Black Metal Trance part V: Darkspace

When a black metal band lists Juno Reactor among only 4 visible friends in their MySpace profile you can probably conclude that they’re somewhat more prone to electronic experimentation than the average band. This is indeed the case with Swiss trio Darkspace, who rely more on synthesizers than any of the bands mention previously in this series, and possible more than any in the genre. There are still guitars though, but most of the time they’re played to sound like a monolith of jagged drone buzz, so blown out that you cannot possibly decipher riffs or even chords. It’s just howling wall of reverbed black metal distortion.

The rhythm section in Darkspace is handled by a drum machine, which further emphasizes the cybernetic space-terror theme their name and sparse graphics implies. A drum machine also allows them to play faster than would have been possible otherwise, which they take advantage of quite often. Some pieces are so fast in fact that the drums too turn into a diffuse swarm of menacing drone, with only the vocals as any point of progressive or rhythmic reference. But the singer sounds as though he’s a few solar systems off into the distance – sometimes it’s hard to tell if he’s still going at it or if you’re hearing some weird overtones from the guitars.

As with the previous bands I’ve written about, Darkspace make some long songs. Even longer than any of the others actually, if you disqualify the ambient track off of Filosofem. Dark Space II starts of with one that clocks in at 23:41 for example. With samples from Stanley Kubrick’s 2001, this is truly cyber black metal, sort of like if Satan existed in the form of the coldness of the universe, or dark matter or entropy or something like that.

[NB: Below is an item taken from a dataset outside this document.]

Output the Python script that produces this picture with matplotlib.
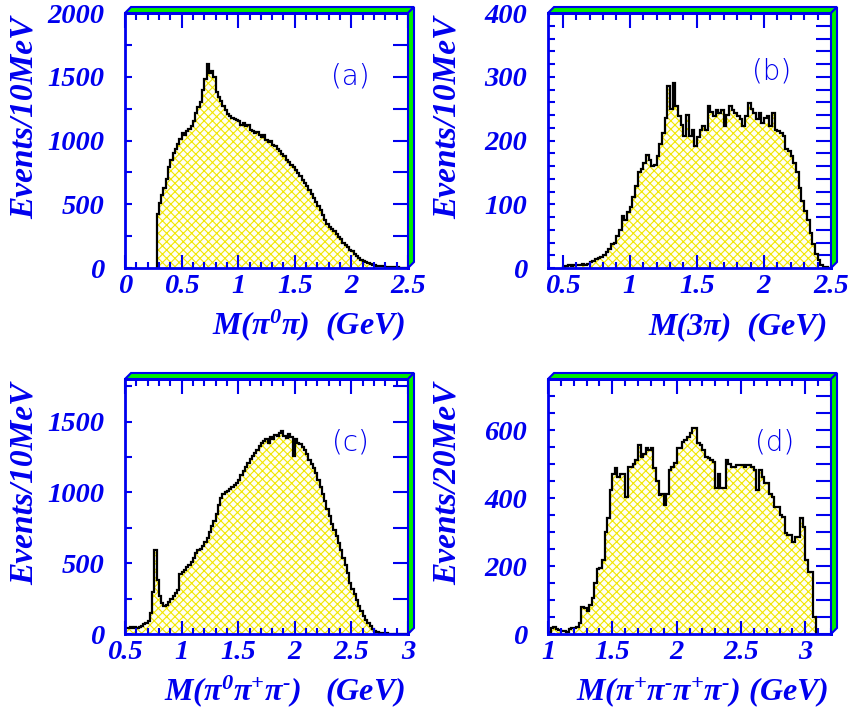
import numpy as np
import matplotlib.pyplot as plt
from matplotlib.patches import Polygon
from matplotlib.ticker import MultipleLocator, FuncFormatter, NullFormatter

# histogram contents (20 MeV bins)
a_lo, a_bw = 0.28, 0.02
a_counts = [420, 510, 570, 627, 700, 790, 850, 900, 935, 975, 1010, 1055, 1040, 1075, 1090, 1110,
            1150, 1215, 1260, 1300, 1400, 1480, 1600, 1530, 1545, 1500, 1380, 1340, 1310, 1270,
            1240, 1205, 1195, 1180, 1170, 1160, 1150, 1120, 1140, 1110, 1120, 1080, 1072, 1060,
            1065, 1046, 1030, 1040, 1006, 990, 1000, 967, 955, 935, 915, 895, 875, 850, 835, 810,
            795, 770, 745, 720, 690, 665, 640, 610, 580, 550, 520, 490, 455, 415, 375, 345, 325,
            308, 290, 268, 245, 225, 200, 180, 162, 145, 130, 112, 95, 80, 66, 55, 46, 38, 31, 26,
            21, 17, 15, 13, 12, 10, 8, 7, 6, 5, 4, 3, 2, 1, 1]

b_lo, b_bw = 0.50, 0.02
b_counts = [2, 3, 4, 3, 5, 4, 5, 6, 5, 7, 9, 11, 14, 16, 17, 21, 25, 30, 37, 40, 50, 60, 81, 76,
            88, 95, 112, 128, 150, 155, 165, 178, 170, 160, 162, 175, 195, 212, 235, 285, 250, 290,
            254, 238, 225, 207, 240, 207, 217, 191, 205, 217, 222, 217, 254, 245, 238, 248, 243,
            248, 222, 240, 254, 248, 243, 238, 233, 222, 238, 259, 250, 243, 233, 243, 227, 235,
            238, 222, 243, 217, 215, 212, 207, 186, 183, 175, 165, 150, 125, 105, 90, 75, 55, 38,
            22, 12, 5, 2, 1]

c_lo, c_bw = 0.50, 0.02
c_counts = [45, 42, 48, 44, 46, 45, 50, 60, 68, 80, 95, 150, 300, 590, 380, 270, 220, 200, 205,
            225, 250, 270, 290, 310, 425, 440, 450, 470, 490, 510, 540, 570, 590, 600, 620, 650,
            680, 720, 760, 800, 850, 910, 960, 990, 1000, 1010, 1025, 1040, 1055, 1065, 1090, 1120,
            1150, 1180, 1205, 1235, 1255, 1280, 1300, 1330, 1350, 1360, 1375, 1350, 1390, 1380,
            1405, 1395, 1420, 1435, 1400, 1385, 1410, 1390, 1260, 1380, 1350, 1340, 1320, 1300,
            1270, 1230, 1200, 1175, 1140, 1090, 1040, 990, 940, 880, 830, 780, 735, 690, 640, 595,
            540, 490, 430, 360, 320, 280, 240, 200, 165, 130, 100, 75, 55, 35, 22, 14, 9, 7, 5, 4,
            3, 2, 2, 1, 1, 1, 0, 0, 0]

d_lo, d_bw = 1.00, 0.02
d_counts = [5, 18, 20, 14, 12, 8, 10, 6, 14, 17, 18, 22, 32, 80, 76, 68, 86, 105, 150, 190, 195,
            218, 300, 340, 424, 472, 487, 462, 470, 472, 404, 490, 492, 500, 512, 556, 522, 530,
            546, 541, 546, 487, 450, 409, 413, 379, 413, 482, 490, 502, 546, 546, 566, 570, 580,
            590, 605, 605, 561, 556, 540, 522, 517, 512, 507, 428, 472, 428, 428, 512, 500, 492,
            492, 497, 497, 497, 492, 497, 497, 492, 482, 424, 482, 462, 443, 443, 413, 404, 375,
            375, 350, 345, 296, 291, 291, 272, 286, 286, 340, 316, 218, 183, 183, 51]

plt.rcParams['font.family'] = 'Liberation Serif'
plt.rcParams['font.weight'] = 'bold'
plt.rcParams['font.style'] = 'italic'
plt.rcParams['mathtext.fontset'] = 'custom'
plt.rcParams['mathtext.rm'] = 'Liberation Serif:bold:italic'
plt.rcParams['mathtext.it'] = 'Liberation Serif:bold:italic'
plt.rcParams['mathtext.bf'] = 'Liberation Serif:bold:italic'
plt.rcParams['hatch.linewidth'] = 0.8

BLUE = '#0000ee'
W, H = 849, 709

fig = plt.figure(figsize=(W / 100, H / 100), dpi=100)


def fx(x):
    return x / W


def fy(y):
    return 1 - y / H


def panel(box, lo, bw, counts, xlim, ylim, ystep, yminor, yrstep, tag, xlabel, ylabel, lab_pos):
    x0, y0, x1, y1 = box  # pixel box: left, top, right, bottom
    ax = fig.add_axes([fx(x0), fy(y1), (x1 - x0) / W, (y1 - y0) / H])
    edges = lo + bw * np.arange(len(counts) + 1)
    ax.stairs(counts, edges, fill=True, facecolor='#fffff4', edgecolor='#f2e600',
              hatch='xxxx', linewidth=0)
    ax.stairs(counts, edges, color='black', linewidth=1.6)
    ax.set_xlim(*xlim)
    ax.set_ylim(*ylim)

    for s in ax.spines.values():
        s.set_color(BLUE)
        s.set_linewidth(2)
    ax.xaxis.set_major_locator(MultipleLocator(0.5))
    ax.xaxis.set_minor_locator(MultipleLocator(0.1))
    ax.yaxis.set_major_locator(MultipleLocator(ystep))
    ax.yaxis.set_minor_locator(MultipleLocator(yminor))
    ax.xaxis.set_major_formatter(FuncFormatter(lambda v, p: f'{v:g}'))
    ax.yaxis.set_major_formatter(FuncFormatter(lambda v, p: f'{v:g}'))
    ax.tick_params(axis='x', which='major', direction='in', length=9.5, width=1.5,
                   color=BLUE, labelcolor=BLUE, labelsize=20.5, pad=4, top=False)
    ax.tick_params(axis='x', which='minor', direction='in', length=4, width=1.5,
                   color=BLUE, top=False)
    ax.tick_params(axis='y', which='both', direction='in', length=5, width=1.5,
                   color=BLUE, labelcolor=BLUE, labelsize=20.5, pad=15, right=False)

    top = ax.secondary_xaxis('top')
    top.xaxis.set_major_locator(MultipleLocator(0.5))
    top.xaxis.set_minor_locator(MultipleLocator(0.1))
    top.xaxis.set_major_formatter(NullFormatter())
    top.tick_params(which='major', direction='in', length=10.5, width=1.5, color=BLUE)
    top.tick_params(which='minor', direction='in', length=5, width=1.5, color=BLUE)
    top.spines['top'].set_color(BLUE)
    top.spines['top'].set_linewidth(2)

    right = ax.secondary_yaxis('right')
    right.yaxis.set_major_locator(MultipleLocator(yrstep))
    right.yaxis.set_minor_locator(MultipleLocator(yrstep))
    right.yaxis.set_major_formatter(NullFormatter())
    right.tick_params(which='both', direction='in', length=10.5, width=1.5, color=BLUE)
    right.spines['right'].set_color(BLUE)
    right.spines['right'].set_linewidth(2)

    ax.text(lab_pos[0], lab_pos[1], tag, transform=ax.transAxes, ha='center', va='center',
            color=BLUE, fontsize=20, family='DejaVu Sans', fontweight='light',
            fontstyle='normal')

    # 3D green frame on top and right
    d = 6
    top_strip = [(fx(x0), fy(y0)), (fx(x0 + d), fy(y0 - d)), (fx(x1 + d), fy(y0 - d)),
                 (fx(x1), fy(y0))]
    right_strip = [(fx(x1), fy(y1)), (fx(x1 + d), fy(y1 - d)), (fx(x1 + d), fy(y0 - d)),
                   (fx(x1), fy(y0))]
    for pts in (top_strip, right_strip):
        fig.patches.append(Polygon(pts, closed=True, transform=fig.transFigure,
                                   facecolor='#00ee00', edgecolor=BLUE, linewidth=1.5,
                                   zorder=5))

    # axis titles
    fig.text(fx(x1 - 3), fy(y1 + 66), xlabel, ha='right', va='baseline', color=BLUE,
             fontsize=23)
    fig.text(fx(x0 - 101), fy(y0 + 105), ylabel, ha='center', va='center', rotation=90,
             color=BLUE, fontsize=24)
    return ax


panel((125, 13, 408, 268), a_lo, a_bw, a_counts, (0, 2.5), (0, 2000), 500, 250, 250,
      '(a)', r'M(π$^{0}$π)  (GeV)', 'Events/10MeV', (0.795, 0.75))
panel((548, 13, 831, 268), b_lo, b_bw, b_counts, (0.39, 2.5), (0, 400), 100, 20, 20,
      '(b)', 'M(3π)  (GeV)', 'Events/10MeV', (0.79, 0.77))
panel((125, 379, 408, 634), c_lo, c_bw, c_counts, (0.5, 3.0), (0, 1800), 500, 250, 250,
      '(c)', r'M(π$^{0}$π$^{+}$π$^{\text{-}}$)   (GeV)', 'Events/10MeV', (0.795, 0.75))
panel((548, 379, 831, 634), d_lo, d_bw, d_counts, (1.0, 3.2), (0, 750), 200, 50, 50,
      '(d)', r'M(π$^{+}$π$^{\text{-}}$π$^{+}$π$^{\text{-}}$) (GeV)', 'Events/20MeV',
      (0.80, 0.75))

fig.savefig('out.png', dpi=100)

Pictured above are their three albums in their normal versions from Avantgarde Music, but there are limited versions too (more on I totally recommend that you get all three. Listening to them all in sequence, while certainly not for the faint of heart, is a monumental experience. It’s all so amazingly hypnotising and mesmerising that you have no choice but to be sucked in past its event horizon, and be lost in the black hole that is Darkspace.